Зачем командующего? Приказ от имени…
– Не-ет!! – закричал Мартос, пока ещё горло кричало, пока ещё не перерезали шеи. – Нет!! Только командующий! Пусть командующий укажет, кому из генералов передать корпус, а меня пусть уволит от командования! Я больше не служу!! Я ухожу в от-ставку!!
И Постовский не закричал навстречу (да он и не умел). Постовский сильно снизил тон. Постовский растерянно сказал:
– Хорошо. Хорошо, доложу. Через час вызову к телефону.
Да волки вас разорви через час! Через час вы меня не дозовётесь!
Лёгкий, с фигурой мальчика, с подпрыгом мячика, вскочил Мартос в седло и галопом погнал на командный, так что адъютант еле за ним успевал.
В темноте пришло известие, что весь корпус Клюева подчинён Мартосу. Мартос кинулся звонить командиру своей правой дивизии, чтобы тот скорей слал Клюеву новую полевую записку: срочно двигаться сюда на помощь.
Наша связь! – одинокая скачка верховых по чужой стране, среда, может быть, отрядов неприятельских. Телефонные линии – всюду, а нет технических команд налаживать их.
28
Не принёс и Найденбург успокоения мыслям Самсонова, не принёс прямого участия в деле. Чужой потолок над утренним пробуждением, в окно – кровли и шпили старинного орденского города, необъяснимо-близкая канонада, потягивающие дымил недотушенных пожаров и смешение двух жизней в городе – немецкой гражданской и русской военной.
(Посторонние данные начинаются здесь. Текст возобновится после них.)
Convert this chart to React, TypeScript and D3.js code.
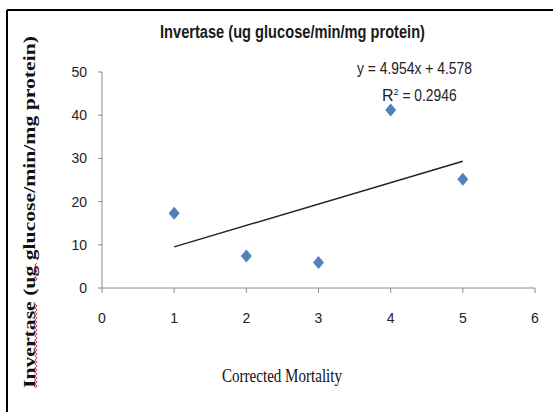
import * as d3 from "d3"

const W = 553
const H = 412

const mortality = [1, 2, 3, 4, 5]
const invertase = [17.3, 7.4, 5.9, 41.2, 25.2]
const xTicks = [0, 1, 2, 3, 4, 5, 6]
const yTicks = [0, 10, 20, 30, 40, 50]
const slope = 4.954
const intercept = 4.578

const SANS = "'Liberation Sans', 'Open Sans', sans-serif"
const SERIF = "'Liberation Serif', 'DejaVu Serif', serif"
const AXIS = "#8c8c8c"

export default function App() {
  const x = d3.scaleLinear().domain([0, 6]).range([102, 535])
  const y = d3.scaleLinear().domain([0, 50]).range([288, 72])

  const trend = d3
    .line<number>()
    .x((d) => x(d))
    .y((d) => y(slope * d + intercept))([1, 5])

  // red spell-check squiggle under "Invertase" and "ug"
  const squiggle = (y0: number, y1: number, cx: number) => {
    const pts: [number, number][] = []
    for (let yy = y0, i = 0; yy >= y1; yy -= 2, i++) pts.push([cx + (i % 2 ? 1.2 : -1.2), yy])
    return d3.line()(pts) ?? undefined
  }

  return (
    <svg
      width={W}
      height={H}
      style={{ position: "fixed", left: 0, top: 0, background: "#fff" }}
    >
      <rect width={W} height={H} fill="#fff" />
      {/* frame (top + left only visible) */}
      <line x1={7} x2={W} y1={10} y2={10} stroke="#000" strokeWidth={2} />
      <line x1={7} x2={7} y1={10} y2={H} stroke="#000" strokeWidth={2} />

      <text
        x={160}
        y={38}
        textLength={265}
        lengthAdjust="spacingAndGlyphs"
        fontFamily={SANS}
        fontWeight={700}
        fontSize={18}
        fill="#1a1a1a"
      >
        Invertase (ug glucose/min/mg protein)
      </text>

      {/* axes */}
      <line x1={x(0)} x2={x(0)} y1={y(50)} y2={y(0)} stroke={AXIS} />
      <line x1={x(0)} x2={x(6)} y1={y(0)} y2={y(0)} stroke={AXIS} />
      {yTicks.map((t) => (
        <g key={`y${t}`}>
          <line x1={x(0) - 4} x2={x(0)} y1={y(t)} y2={y(t)} stroke={AXIS} />
          <text
            x={x(0) - 15}
            y={y(t) + 5}
            textAnchor="end"
            fontFamily={SANS}
            fontSize={14}
            fill="#222"
          >
            {t}
          </text>
        </g>
      ))}
      {xTicks.map((t) => (
        <g key={`x${t}`}>
          <line x1={x(t)} x2={x(t)} y1={y(0)} y2={y(0) + 5} stroke={AXIS} />
          <text
            x={x(t)}
            y={y(0) + 35}
            textAnchor="middle"
            fontFamily={SANS}
            fontSize={14}
            fill="#222"
          >
            {t}
          </text>
        </g>
      ))}

      {/* trendline */}
      <path d={trend ?? undefined} stroke="#222" strokeWidth={1.4} fill="none" />

      {/* points */}
      {mortality.map((m, i) => (
        <path
          key={m}
          transform={`translate(${x(m)},${y(invertase[i])})`}
          d="M0,-6.5L5.5,0L0,6.5L-5.5,0Z"
          fill="#4F81BD"
        />
      ))}

      <text
        x={357}
        y={74}
        textLength={115}
        lengthAdjust="spacingAndGlyphs"
        fontFamily={SANS}
        fontSize={16}
        fill="#222"
      >
        y = 4.954x + 4.578
      </text>
      <text x={382} y={101} fontFamily={SANS} fontSize={16} fill="#222">
        R<tspan dy={-6} fontSize={9}>2</tspan>
        <tspan dy={6} textLength={58} lengthAdjust="spacingAndGlyphs"> = 0.2946</tspan>
      </text>

      <text
        x={222}
        y={382}
        textLength={120}
        lengthAdjust="spacingAndGlyphs"
        fontFamily={SERIF}
        fontSize={18}
        fill="#111"
      >
        Corrected Mortality
      </text>

      <text
        transform="translate(35,388) rotate(-90)"
        textLength={352}
        lengthAdjust="spacingAndGlyphs"
        fontFamily={SERIF}
        fontWeight={700}
        fontSize={17}
        fill="#111"
      >
        Invertase (ug glucose/min/mg protein)
      </text>
      <path d={squiggle(388, 304, 36)} stroke="#e02020" strokeWidth={0.9} fill="none" />
      <path d={squiggle(281, 263, 36)} stroke="#e02020" strokeWidth={0.9} fill="none" />
    </svg>
  )
}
Каждая из них текла по своим законам, бессмысленным для другой, но в одних и тех же каменных простенках им неизбежно было совместиться, и вот с утра, раньше штабных., добивались приёма у командующего вместе: русский комендант города и немецкий бургомистр. Из городских запасов пришлось взять муки, печь хлеб для войск – расчёты, возражения, оговорки. Полицейская служба, установленная комендантом, не принесёт ли ущерба жителям? Русскими взят под контроль хорошо оборудованный немецкий госпиталь – но там есть немецкие врачи и немецкие раненые. Реквизируется здание и транспорт для русских госпиталей – условия, основания?